One of the biggest wedges that drives travel partners apart is also one of the easiest to avoid. When it comes to deciding what to do, whether its hiking, rafting, shopping, renting bikes, or hitting the bars, you can’t agree on everything. If you’re not careful, enough disagreement can lead to a pretty awkward trip. So, when your friend wants to take a hot air balloon flight in Bulgaria, and you’re skeptical, remember this helpful tip: always say yes. You can argue all day about what not to do, but in the end, it’s easier to just take a chance. After all, if you try their activity, they’ll have to try yours.

In Prague, my friend insisted on waking up at 5:30am to watch the sunrise over the Charles Bridge. We had only had 3 hours of sleep the previous night, so I wasn’t crazy about his idea, but I thought, “We’re in Prague. I could see a sunrise, or I could lazily sleep till 11.” Sometimes Yes isn’t the easy choice, but it’s usually the right one. And when we left Prague for Budapest, and I wanted to check out a Ruin Bar at 2am, he couldn’t really say no, right?

5. Challenge comfort zones

One of the subtler benefits of traveling with others is that you’ll end up doing things you wouldn’t do alone. If you wanted to stay firmly inside your comfort zone, you wouldn’t be traveling at all. But when you arrive in a foreign city and find yourself navigating unfamiliar streets and languages, sometimes you need a push.

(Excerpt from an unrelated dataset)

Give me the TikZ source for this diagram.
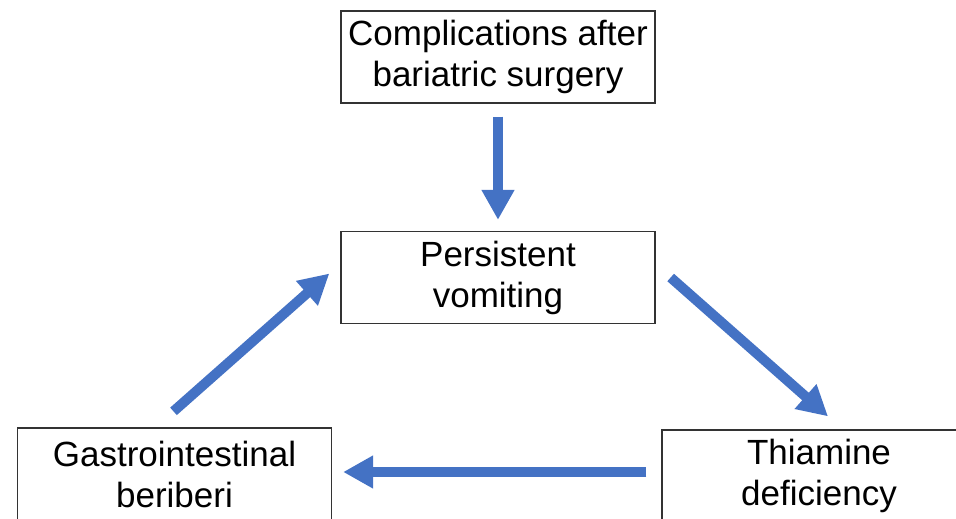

On my last night in Israel, I was pretty exhausted, and would have been content just staying at the hotel until my 6am flight. But as my friend reminded me, it was our last night in Tel Aviv.

It was Saturday. And we’d probably never be there again. Reluctantly, I followed him and our Israeli friend to a popular Tel Aviv nightclub. Energized by the environment and my friend’s enthusiasm, I forgot my exhaustion, forgot about our flight, and ended the night with a dip in the moonlit Mediterranean. To think, if someone hadn’t dragged me out of bed, I could have spent my last night in Tel Aviv falling asleep at 9pm. Be that travel companion who brings out your friend’s adventurous side. They might not thank you right away, but they’ll definitely thank you later.